Today we are taking a moment to honor Bill Brunson, an Air Force veteran who flew C-130s during his tour in Vietnam.

75-year-old Bill Brunson was born in Albany, Georgia, although nowadays he resides on St. Simons Island right off the Georgia coast. He recently spoke to The Brunswick News about his five years of service in the United States Air Force. Boy, oh boy, does he have a story to tell.

Bill Brunson first began his military career as an ROTC (Reserve Officers’ Training Corps) student at the University of Georgia. He told the outlet that he was all set to head on to law school, and even had a military deferment that he could have accepted if he so wished. But Brunson had other things on his mind. He chose to go on active duty as the Vietnam War was still being fought. The Air Force need more pilots, and Brunson thought who could they get better than him? He had 20-20 vision after all.

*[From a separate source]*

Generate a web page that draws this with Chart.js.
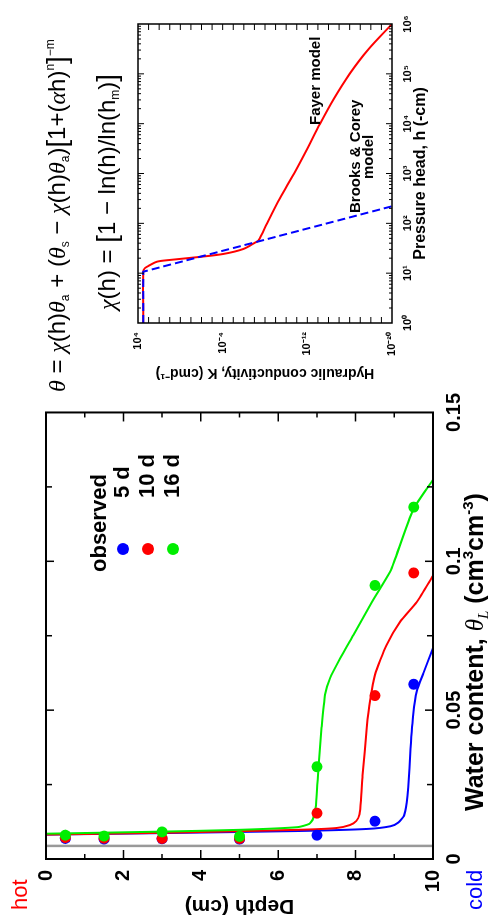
<!DOCTYPE html>
<html>
<head>
<meta charset="utf-8">
<script src="https://cdn.jsdelivr.net/npm/chart.js@4.4.0/dist/chart.umd.min.js"></script>
<style>
html, body { margin: 0; padding: 0; background: #fff; }
body { width: 489px; height: 924px; overflow: hidden; position: relative; }
#page {
    position: absolute; left: 0; top: 0; width: 924px; height: 489px;
    transform-origin: 0 0; transform: translateY(924px) rotate(-90deg);
    font-family: "Liberation Sans", Arial, sans-serif; color: #000;
}
#mainChart { position: absolute; left: 0; top: 0; }
#insetChart { position: absolute; left: 540px; top: 0; }
.lbl { position: absolute; white-space: nowrap; line-height: 1; }
.b { font-weight: bold; }
.dot { position: absolute; width: 12px; height: 12px; border-radius: 50%; }
.eq { position: absolute; white-space: nowrap; line-height: 1; font-size: 24px; }
.eq i { font-family: "Liberation Serif", "Times New Roman", serif; }
.eq sub, .eq sup, .xt sub, .xt sup { font-size: 0.5em; position: relative; vertical-align: baseline; line-height: 0; }
.eq sub { top: 0.35em; }
.eq sup { top: -0.9em; }
.eq .br { font-size: 1.15em; position: relative; top: 0.05em; }
.xt i { font-family: "Liberation Serif", "Times New Roman", serif; font-weight: normal; }
.xt sub { top: 0.35em; font-size: 0.6em; }
.xt sup { top: -0.7em; font-size: 0.6em; }
</style>
</head>
<body>
<div id="page">
    <canvas id="mainChart" width="540" height="489" style="width:540px;height:489px"></canvas>
    <canvas id="insetChart" width="384" height="440" style="width:384px;height:440px"></canvas>

    <div class="lbl" style="left:14px;top:9px;font-size:22px;color:#ff0000">hot</div>
    <div class="lbl" style="left:14px;top:464px;font-size:22px;color:#0000ff">cold</div>

    <div class="lbl b" style="left:352px;top:88px;font-size:22px">observed</div>
    <div class="dot" id="dot5" style="left:369px;top:117px"></div>
    <div class="dot" id="dot10" style="left:369px;top:142px"></div>
    <div class="dot" id="dot16" style="left:369px;top:167px"></div>
    <div class="lbl b" style="left:426px;top:111px;font-size:22px">5 d</div>
    <div class="lbl b" style="left:426px;top:136px;font-size:22px">10 d</div>
    <div class="lbl b" style="left:426px;top:161px;font-size:22px">16 d</div>

    <div class="lbl b xt" style="left:113px;top:462px;font-size:25px">Water content, <i>θ<sub>L</sub></i> (cm<sup>3</sup>cm<sup>-3</sup>)</div>

    <div class="eq" style="left:532px;top:42px"><i>θ</i> = <i>χ</i>(h)<i>θ</i><sub>a</sub> + (<i>θ</i><sub>s</sub> − <i>χ</i>(h)<i>θ</i><sub>a</sub>)<span class="br">[</span>1+(<i>α</i>h)<sup>n</sup><span class="br">]</span><sup>−m</sup></div>
    <div class="eq" style="left:614px;top:92px"><i>χ</i>(h) = <span class="br">[</span>1 − ln(h)/ln(h<sub>m</sub>)<span class="br">]</span></div>

    <div class="lbl b" style="left:799px;top:307px;font-size:15px">Fayer model</div>
    <div class="lbl b" style="left:711px;top:347px;font-size:15px">Brooks &amp; Corey</div>
    <div class="lbl b" style="left:745px;top:360px;font-size:15px">model</div>
</div>

<script>
// main chart values (x = water content, y = depth)
const thetaTicks = [0, 0.05, 0.1, 0.15];
const depthTicks = [0, 2, 4, 6, 8, 10];
const initialTheta = [0.0044, 0.0044];
const initialDepth = [0, 10];

const obsDepth = [0.5, 1.5, 3, 5, 7, 8.5, 9.5];
const obs5d = [0.0069, 0.0067, 0.0068, 0.0067, 0.0080, 0.0127, 0.0587];
const obs10d = [0.0072, 0.0070, 0.0069, 0.0069, 0.0154, 0.0549, 0.0961];
const obs16d = [0.0080, 0.0077, 0.0091, 0.0076, 0.0310, 0.0919, 0.1182];

const simDepth5d = [0, 3, 6.5, 8.3, 8.9, 9.1, 9.25, 9.32, 9.36, 9.42, 9.49, 9.58, 9.75, 10];
const simTheta5d = [0.0082, 0.0087, 0.0094, 0.0101, 0.0110, 0.0122, 0.0145, 0.0190, 0.0241, 0.0370, 0.0486, 0.0563, 0.0624, 0.0708];
const simDepth10d = [0, 3, 6.5, 7.5, 7.85, 8.02, 8.1, 8.14, 8.18, 8.29, 8.37, 8.5, 8.8, 9.15, 9.58, 10];
const simTheta10d = [0.0082, 0.0088, 0.0098, 0.0104, 0.0114, 0.0128, 0.0150, 0.0200, 0.0280, 0.0441, 0.0530, 0.0619, 0.0719, 0.0797, 0.0863, 0.0952];
const simDepth16d = [0, 3, 5, 6.5, 6.8, 6.9, 6.97, 7.04, 7.12, 7.21, 7.34, 7.6, 7.94, 8.42, 8.89, 9.0, 9.49, 10];
const simTheta16d = [0.0085, 0.0092, 0.0098, 0.0107, 0.0118, 0.0135, 0.0175, 0.0308, 0.0441, 0.0552, 0.0608, 0.0674, 0.0752, 0.0863, 0.0965, 0.1000, 0.1174, 0.1274];

// inset values (x = pressure head h, y = K as power of ten)
const hTicks = [1, 10, 100, 1e3, 1e4, 1e5, 1e6];
const hTickLabels = ['10⁰', '10¹', '10²', '10³', '10⁴', '10⁵', '10⁶'];
const kTicks = [1e-20, 1e-12, 1e-4, 1e4];
const kTickLabels = ['10⁻²⁰', '10⁻¹²', '10⁻⁴', '10⁴'];
const brooksH = [1, 10.7, 220];
const brooksLogK = [3.5, 3.5, -20];
const fayerH = [1, 10.7, 12.6, 14.0, 17.0, 18.4, 20.9, 24.3, 30.6, 41.0, 45.0, 100, 316, 1000, 3160, 10000, 31600, 100000, 316000, 1e6];
const fayerLogK = [3.5, 3.5, 3.35, 3.0, 2.2, 1.0, -1.55, -4.06, -5.95, -7.06, -7.37, -8.2, -9.4, -10.75, -12.0, -13.2, -14.5, -16.0, -17.8, -20];

const blue = '#0000ff';
const red = '#ff0000';
const green = '#00ee00';

document.getElementById('dot5').style.background = blue;
document.getElementById('dot10').style.background = red;
document.getElementById('dot16').style.background = green;

Chart.defaults.font.family = '"Liberation Sans", Arial, sans-serif';
Chart.defaults.color = '#000';

// inward ticks on all four sides plus a closed frame
const frameTicks = {
    id: 'frameTicks',
    afterDatasetsDraw(chart, args, opts) {
        const { ctx, chartArea: a } = chart;
        const sx = chart.scales.x, sy = chart.scales.y;
        ctx.save();
        ctx.strokeStyle = '#000';
        ctx.lineWidth = opts.tickWidth;
        ctx.beginPath();
        opts.xTicks.forEach(([v, len]) => {
            const p = sx.getPixelForValue(v);
            ctx.moveTo(p, a.bottom); ctx.lineTo(p, a.bottom - len);
            ctx.moveTo(p, a.top); ctx.lineTo(p, a.top + len);
        });
        opts.yTicks.forEach(([v, len]) => {
            const p = sy.getPixelForValue(v);
            ctx.moveTo(a.left, p); ctx.lineTo(a.left + len, p);
            ctx.moveTo(a.right, p); ctx.lineTo(a.right - len, p);
        });
        ctx.stroke();
        ctx.lineWidth = opts.frameWidth;
        ctx.strokeRect(a.left, a.top, a.right - a.left, a.bottom - a.top);
        ctx.restore();
    }
};

function pts(xs, ys) {
    return xs.map((x, i) => ({ x: x, y: ys[i] }));
}

let mainXTicks = [];
for (let i = 1; i < 6; i++) mainXTicks.push([i * 0.025, i % 2 === 0 ? 8 : 6]);
let mainYTicks = [];
for (let d = 1; d < 10; d++) mainYTicks.push([d, d % 2 === 0 ? 9 : 5]);

let mainCtx = document.getElementById('mainChart').getContext('2d');
let mainChart = new Chart(mainCtx, {
    type: 'scatter',
    data: {
        datasets: [
            { label: 'initial', data: pts(initialTheta, initialDepth), showLine: true, borderColor: '#999999', borderWidth: 2.5, pointRadius: 0, order: 9 },
            { label: '5 d sim', data: pts(simTheta5d, simDepth5d), showLine: true, borderColor: blue, borderWidth: 2, pointRadius: 0, tension: 0.2, order: 6 },
            { label: '10 d sim', data: pts(simTheta10d, simDepth10d), showLine: true, borderColor: red, borderWidth: 2, pointRadius: 0, tension: 0.2, order: 5 },
            { label: '16 d sim', data: pts(simTheta16d, simDepth16d), showLine: true, borderColor: green, borderWidth: 2, pointRadius: 0, tension: 0.2, order: 4 },
            { label: '5 d', data: pts(obs5d, obsDepth), backgroundColor: blue, borderWidth: 0, pointRadius: 5.5, order: 3 },
            { label: '10 d', data: pts(obs10d, obsDepth), backgroundColor: red, borderWidth: 0, pointRadius: 5.5, order: 2 },
            { label: '16 d', data: pts(obs16d, obsDepth), backgroundColor: green, borderWidth: 0, pointRadius: 5.5, order: 1 }
        ]
    },
    options: {
        responsive: false,
        animation: false,
        devicePixelRatio: 1,
        events: [],
        layout: { padding: { top: 46, right: 25, left: 0, bottom: 0 } },
        plugins: {
            legend: { display: false },
            tooltip: { enabled: false },
            frameTicks: { xTicks: mainXTicks, yTicks: mainYTicks, tickWidth: 1.5, frameWidth: 2 }
        },
        scales: {
            x: {
                type: 'linear', min: 0, max: 0.15,
                grid: { display: false, drawTicks: false },
                border: { display: false },
                afterBuildTicks: s => { s.ticks = thetaTicks.map(v => ({ value: v })); },
                afterFit: s => { s.height = 56; },
                ticks: {
                    font: { size: 20, weight: 'bold' }, padding: 9, maxRotation: 0, autoSkip: false,
                    callback: v => String(v)
                }
            },
            y: {
                type: 'linear', min: 0, max: 10, reverse: true,
                grid: { display: false, drawTicks: false },
                border: { display: false },
                afterBuildTicks: s => { s.ticks = depthTicks.map(v => ({ value: v })); },
                afterFit: s => { s.width = 65; },
                ticks: { font: { size: 20, weight: 'bold' }, padding: 11, autoSkip: false },
                title: { display: true, text: 'Depth (cm)', font: { size: 21, weight: 'bold' }, padding: { top: 6, bottom: 0 } }
            }
        }
    },
    plugins: [frameTicks]
});

let insetXTicks = [];
for (let d = 0; d < 6; d++) {
    for (let m = 1; m < 10; m++) {
        if (d === 0 && m === 1) continue;
        insetXTicks.push([m * Math.pow(10, d), m === 1 ? 6 : 3]);
    }
}
let insetYTicks = [];
for (let e = -19; e < 4; e++) insetYTicks.push([Math.pow(10, e), 6]);

let insetCtx = document.getElementById('insetChart').getContext('2d');
let insetChart = new Chart(insetCtx, {
    type: 'scatter',
    data: {
        datasets: [
            { label: 'Brooks & Corey model', data: pts(brooksH, brooksLogK.map(e => Math.pow(10, e))), showLine: true, borderColor: blue, borderWidth: 2, borderDash: [8, 4], pointRadius: 0, order: 1 },
            { label: 'Fayer model', data: pts(fayerH, fayerLogK.map(e => Math.pow(10, e))), showLine: true, borderColor: red, borderWidth: 2, pointRadius: 0, tension: 0.3, order: 2 }
        ]
    },
    options: {
        responsive: false,
        animation: false,
        devicePixelRatio: 1,
        events: [],
        layout: { padding: { top: 138, right: 24, left: 0, bottom: 0 } },
        plugins: {
            legend: { display: false },
            tooltip: { enabled: false },
            frameTicks: { xTicks: insetXTicks, yTicks: insetYTicks, tickWidth: 1, frameWidth: 1.5 }
        },
        scales: {
            x: {
                type: 'logarithmic', min: 1, max: 1e6,
                grid: { display: false, drawTicks: false },
                border: { display: false },
                afterBuildTicks: s => { s.ticks = hTicks.map(v => ({ value: v })); },
                afterFit: s => { s.height = 48; },
                ticks: {
                    font: { size: 11, weight: 'bold' }, padding: 9, maxRotation: 0, autoSkip: false,
                    callback: v => hTickLabels[hTicks.indexOf(v)]
                },
                title: { display: true, text: 'Pressure head, h (-cm)', font: { size: 16, weight: 'bold' }, padding: { top: 0, bottom: 10 } }
            },
            y: {
                type: 'logarithmic', min: 1e-20, max: 1e4,
                grid: { display: false, drawTicks: false },
                border: { display: false },
                afterBuildTicks: s => { s.ticks = kTicks.map(v => ({ value: v })); },
                afterFit: s => { s.width = 61; },
                ticks: {
                    font: { size: 11, weight: 'bold' }, padding: 9, autoSkip: false,
                    callback: v => kTickLabels[kTicks.indexOf(v)]
                },
                title: { display: true, text: 'Hydraulic conductivity, K (cmd⁻¹)', font: { size: 14, weight: 'bold' }, padding: { top: 3, bottom: 0 } }
            }
        }
    },
    plugins: [frameTicks]
});
</script>
</body>
</html>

Bill Brunson passed his initial physical. Now it was time for him to go through more than a year’s worth of training to become a pilot. When asked why he decided to volunteer in the first place, Brunson had a simple, straightforward answer.

“I just thought I could contribute,” he said.

The young Air Force Veteran went on to complete his training. He had been flying a C-130 Hercules turboprop transport aircraft. So, what did he do next? Well, you probably guessed it — he volunteered to serve in Vietnam. But his orders didn’t come down right away. As a matter of fact, Brunson had to wait for two years at Pope Air Force Base in North Carolina before he got word that his time had come.

Air Force Veteran Picked Up and Dropped Off Special Forces Troops

When Bill Brunson finally got his orders, he said that the United States was pulling troops out of Vietnam. However, they still needed him to come in and fly some missions.

Brunson said it was his responsibility to pick up and drop off Special Forces troops. To get the job done, he was flying what he described as a C-130 with “beefed up radar.” Luckily enough, he didn’t actually see much enemy fire during his missions.

“Basically, it was an uneventful tour of duty,” he said. “I was there at the end of the war pulling Special Forces troops out.”

When it was all said and done, Brunson found himself receiving multiple recognitions. These include a Vietnam Service Medal, Vietnam Campaign Medal, and an Air Medal.

“There is no pretense in the Air Force. “It was a great experience, other than being away from home. I’m appreciative of being an American every day.”